There are many sore points in Sino-Indian relations. The dispute arising from China’s refusal to accept the McMahon Line as the international border hangs like a sword of Damocles’ over their heads causing strained relations, the standoff at Doklam being an alarming reminder.

China’s unqualified support to Pakistan has also been a cause of concern for India. It has allowed Pakistan to raise its stakes against our country. India has strong reservations about the China-Pakistan Economic Corridor (CPEC) passing through Pakistan Occupied Kashmir, which is part of China’s multi-billion-dollar project ~ BRI. India’s attempt to get Masood Azhar designated as an international terrorist by the United Nations has constantly been vetoed by China.

China has its own reasons to be frustrated with India. India’s asylum to the 14th Dalai Lama is not viewed very kindly by Beijing. India’s growing proximity with the US and the coalescing of this association with Japan and Australia with a view to ensure freedom of navigation in the South China Sea irks China. It is in this background that this informal summit took place at the initiative of Mr Modi.

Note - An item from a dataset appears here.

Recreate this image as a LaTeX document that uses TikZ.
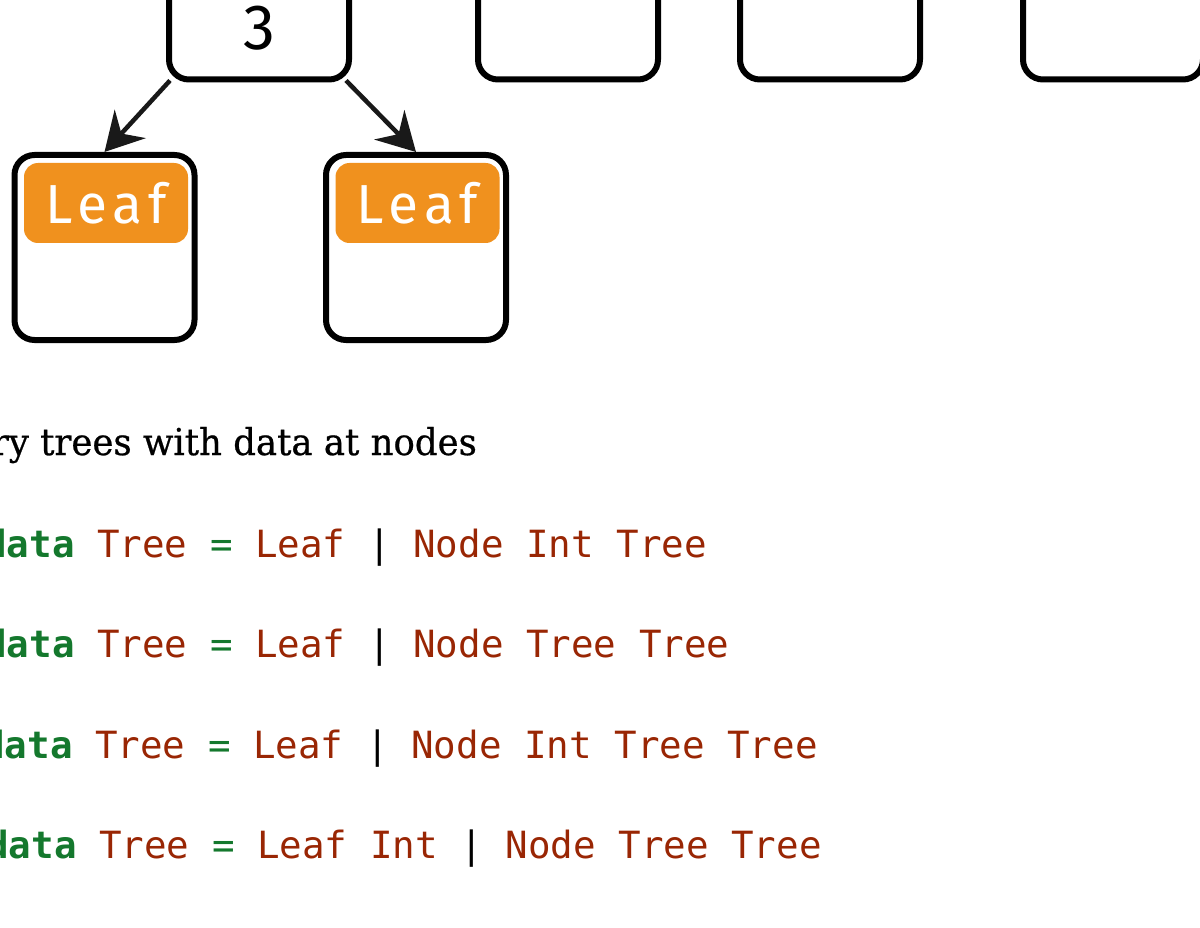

In spite of these hiccups, there are several areas in which India and China can benefit by maintaining cordial relations. China is India’s biggest trading partner and runs a considerable balance of trade surplus with India at around $ 50 billion.

India has expressed its discomfort at this skewed trade relationship and China has expressed its willingness to address the issue. With labour costs rising in China, a lot of low value-addition manufacturing will become internationally uncompetitive. India can benefit from this by insisting that Indian MSME clusters be made part of Chinese global supply chain.

The second leg of achieving a trade balance can be higher exports of agricultural, pharmaceutical goods and IT services. India must insist that tariff and non-tariff barriers do not stultify the export of products and services in these categories. India should also insist on local production of Chinese imports to bring down the trade deficit. Such a shift in manufacturing will also complement the government’s ‘Make in India’ initiative.

India also stands to benefit if it can attract foreign direct investment (FDI) from China. According to the RBI’s provisional figures for 2016-17, FDI received from China was a mere $198 million, whereas the total FDI received that year was $36.32 billion.

According to the World Investment Report 2017, in 2016 China was the second largest source of outward FDI, valued at $183 billion. China as a source of FDI is virtually untapped. FDI from China can materialise in the Railways, power, fintech and infrastructure sectors, where India needs huge capital investments.

India can also work with China in such areas as energy security, water security and climate-change. Indian and Chinese interests converge on the issue of energy security, as both are dependent on foreign sources for fossil fuels. China can also help in developing our renewable energy sector.

The gains to China from a cordial relationship with India are also considerable. As China prospers it will need outlets for its capital. India, with its vast market, can be one of the attractive opportunities. China’s ambitious BRI project cannot be truly successful without the participation of India.

The armies of India and China on 1 May held a Border Personnel Meeting (BPM) at Chusul, Ladakh, during which both sides resolved to maintain peace and tranquillity along the Line of Actual Control, besides agreeing to work on additional confidence-building measures (CBM).

It was the first such meeting after Mr Modi and President Xi held the informal summit. Both agreed to strengthen strategic communications between the two sides on security-related issues. The deliberations focused on bringing down tension along the disputed borders and ways to bridge the trust deficit.